**Input rows**
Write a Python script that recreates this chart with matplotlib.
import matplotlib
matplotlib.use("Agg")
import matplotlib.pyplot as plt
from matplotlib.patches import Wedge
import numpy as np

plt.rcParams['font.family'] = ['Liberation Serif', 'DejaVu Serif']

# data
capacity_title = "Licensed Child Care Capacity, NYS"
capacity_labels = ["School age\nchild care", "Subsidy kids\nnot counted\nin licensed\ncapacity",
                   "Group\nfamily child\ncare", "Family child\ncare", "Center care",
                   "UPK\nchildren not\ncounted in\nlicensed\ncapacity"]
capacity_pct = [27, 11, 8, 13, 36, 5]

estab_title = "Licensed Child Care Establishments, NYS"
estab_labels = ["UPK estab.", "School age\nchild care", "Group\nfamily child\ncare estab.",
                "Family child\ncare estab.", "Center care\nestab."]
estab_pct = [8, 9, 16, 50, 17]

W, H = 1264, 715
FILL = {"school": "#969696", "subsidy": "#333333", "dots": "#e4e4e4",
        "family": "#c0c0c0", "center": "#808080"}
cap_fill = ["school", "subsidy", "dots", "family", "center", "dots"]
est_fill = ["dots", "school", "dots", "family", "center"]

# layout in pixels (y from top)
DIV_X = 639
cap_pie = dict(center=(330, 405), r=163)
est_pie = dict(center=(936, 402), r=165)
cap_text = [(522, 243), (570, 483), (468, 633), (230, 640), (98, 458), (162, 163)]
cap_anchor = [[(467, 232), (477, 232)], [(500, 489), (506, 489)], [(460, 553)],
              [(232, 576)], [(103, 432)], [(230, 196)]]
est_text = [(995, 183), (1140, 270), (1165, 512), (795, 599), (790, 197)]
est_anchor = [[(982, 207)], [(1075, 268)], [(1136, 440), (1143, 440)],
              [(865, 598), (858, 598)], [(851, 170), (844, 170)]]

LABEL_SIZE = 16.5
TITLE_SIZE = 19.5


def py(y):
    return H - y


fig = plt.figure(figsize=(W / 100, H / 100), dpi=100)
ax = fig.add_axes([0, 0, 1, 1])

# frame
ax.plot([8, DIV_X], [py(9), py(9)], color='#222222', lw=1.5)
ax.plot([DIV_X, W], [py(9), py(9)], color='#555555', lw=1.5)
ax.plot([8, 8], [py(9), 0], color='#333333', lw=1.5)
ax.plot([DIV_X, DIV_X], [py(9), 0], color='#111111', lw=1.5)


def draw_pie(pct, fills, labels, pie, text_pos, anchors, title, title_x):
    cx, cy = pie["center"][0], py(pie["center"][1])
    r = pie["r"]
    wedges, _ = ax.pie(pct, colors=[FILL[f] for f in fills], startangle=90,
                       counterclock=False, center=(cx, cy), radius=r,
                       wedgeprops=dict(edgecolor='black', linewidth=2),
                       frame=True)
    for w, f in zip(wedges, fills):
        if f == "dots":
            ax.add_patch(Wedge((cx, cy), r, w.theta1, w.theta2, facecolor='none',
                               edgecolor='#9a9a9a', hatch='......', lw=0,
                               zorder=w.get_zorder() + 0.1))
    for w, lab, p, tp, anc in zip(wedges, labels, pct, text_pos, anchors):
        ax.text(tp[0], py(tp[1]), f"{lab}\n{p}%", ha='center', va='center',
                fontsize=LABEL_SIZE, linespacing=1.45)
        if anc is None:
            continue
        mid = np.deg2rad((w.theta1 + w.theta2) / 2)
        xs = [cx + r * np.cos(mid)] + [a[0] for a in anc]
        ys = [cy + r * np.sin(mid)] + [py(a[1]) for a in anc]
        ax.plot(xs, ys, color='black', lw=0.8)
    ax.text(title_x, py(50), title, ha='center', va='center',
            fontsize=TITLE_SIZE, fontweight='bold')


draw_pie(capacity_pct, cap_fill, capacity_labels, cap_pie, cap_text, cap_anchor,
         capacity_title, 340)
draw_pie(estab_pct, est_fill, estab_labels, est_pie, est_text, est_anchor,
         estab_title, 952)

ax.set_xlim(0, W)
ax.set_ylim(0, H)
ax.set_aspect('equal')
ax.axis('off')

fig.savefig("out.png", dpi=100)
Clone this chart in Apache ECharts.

**Exercise**
Give all the entries again exactly; leave none out.

**Full output**
Write a Python script that recreates this chart with matplotlib.
import matplotlib
matplotlib.use("Agg")
import matplotlib.pyplot as plt
from matplotlib.patches import Wedge
import numpy as np

plt.rcParams['font.family'] = ['Liberation Serif', 'DejaVu Serif']

# data
capacity_title = "Licensed Child Care Capacity, NYS"
capacity_labels = ["School age\nchild care", "Subsidy kids\nnot counted\nin licensed\ncapacity",
                   "Group\nfamily child\ncare", "Family child\ncare", "Center care",
                   "UPK\nchildren not\ncounted in\nlicensed\ncapacity"]
capacity_pct = [27, 11, 8, 13, 36, 5]

estab_title = "Licensed Child Care Establishments, NYS"
estab_labels = ["UPK estab.", "School age\nchild care", "Group\nfamily child\ncare estab.",
                "Family child\ncare estab.", "Center care\nestab."]
estab_pct = [8, 9, 16, 50, 17]

W, H = 1264, 715
FILL = {"school": "#969696", "subsidy": "#333333", "dots": "#e4e4e4",
        "family": "#c0c0c0", "center": "#808080"}
cap_fill = ["school", "subsidy", "dots", "family", "center", "dots"]
est_fill = ["dots", "school", "dots", "family", "center"]

# layout in pixels (y from top)
DIV_X = 639
cap_pie = dict(center=(330, 405), r=163)
est_pie = dict(center=(936, 402), r=165)
cap_text = [(522, 243), (570, 483), (468, 633), (230, 640), (98, 458), (162, 163)]
cap_anchor = [[(467, 232), (477, 232)], [(500, 489), (506, 489)], [(460, 553)],
              [(232, 576)], [(103, 432)], [(230, 196)]]
est_text = [(995, 183), (1140, 270), (1165, 512), (795, 599), (790, 197)]
est_anchor = [[(982, 207)], [(1075, 268)], [(1136, 440), (1143, 440)],
              [(865, 598), (858, 598)], [(851, 170), (844, 170)]]

LABEL_SIZE = 16.5
TITLE_SIZE = 19.5


def py(y):
    return H - y


fig = plt.figure(figsize=(W / 100, H / 100), dpi=100)
ax = fig.add_axes([0, 0, 1, 1])

# frame
ax.plot([8, DIV_X], [py(9), py(9)], color='#222222', lw=1.5)
ax.plot([DIV_X, W], [py(9), py(9)], color='#555555', lw=1.5)
ax.plot([8, 8], [py(9), 0], color='#333333', lw=1.5)
ax.plot([DIV_X, DIV_X], [py(9), 0], color='#111111', lw=1.5)


def draw_pie(pct, fills, labels, pie, text_pos, anchors, title, title_x):
    cx, cy = pie["center"][0], py(pie["center"][1])
    r = pie["r"]
    wedges, _ = ax.pie(pct, colors=[FILL[f] for f in fills], startangle=90,
                       counterclock=False, center=(cx, cy), radius=r,
                       wedgeprops=dict(edgecolor='black', linewidth=2),
                       frame=True)
    for w, f in zip(wedges, fills):
        if f == "dots":
            ax.add_patch(Wedge((cx, cy), r, w.theta1, w.theta2, facecolor='none',
                               edgecolor='#9a9a9a', hatch='......', lw=0,
                               zorder=w.get_zorder() + 0.1))
    for w, lab, p, tp, anc in zip(wedges, labels, pct, text_pos, anchors):
        ax.text(tp[0], py(tp[1]), f"{lab}\n{p}%", ha='center', va='center',
                fontsize=LABEL_SIZE, linespacing=1.45)
        if anc is None:
            continue
        mid = np.deg2rad((w.theta1 + w.theta2) / 2)
        xs = [cx + r * np.cos(mid)] + [a[0] for a in anc]
        ys = [cy + r * np.sin(mid)] + [py(a[1]) for a in anc]
        ax.plot(xs, ys, color='black', lw=0.8)
    ax.text(title_x, py(50), title, ha='center', va='center',
            fontsize=TITLE_SIZE, fontweight='bold')


draw_pie(capacity_pct, cap_fill, capacity_labels, cap_pie, cap_text, cap_anchor,
         capacity_title, 340)
draw_pie(estab_pct, est_fill, estab_labels, est_pie, est_text, est_anchor,
         estab_title, 952)

ax.set_xlim(0, W)
ax.set_ylim(0, H)
ax.set_aspect('equal')
ax.axis('off')

fig.savefig("out.png", dpi=100)
Clone this chart in Apache ECharts.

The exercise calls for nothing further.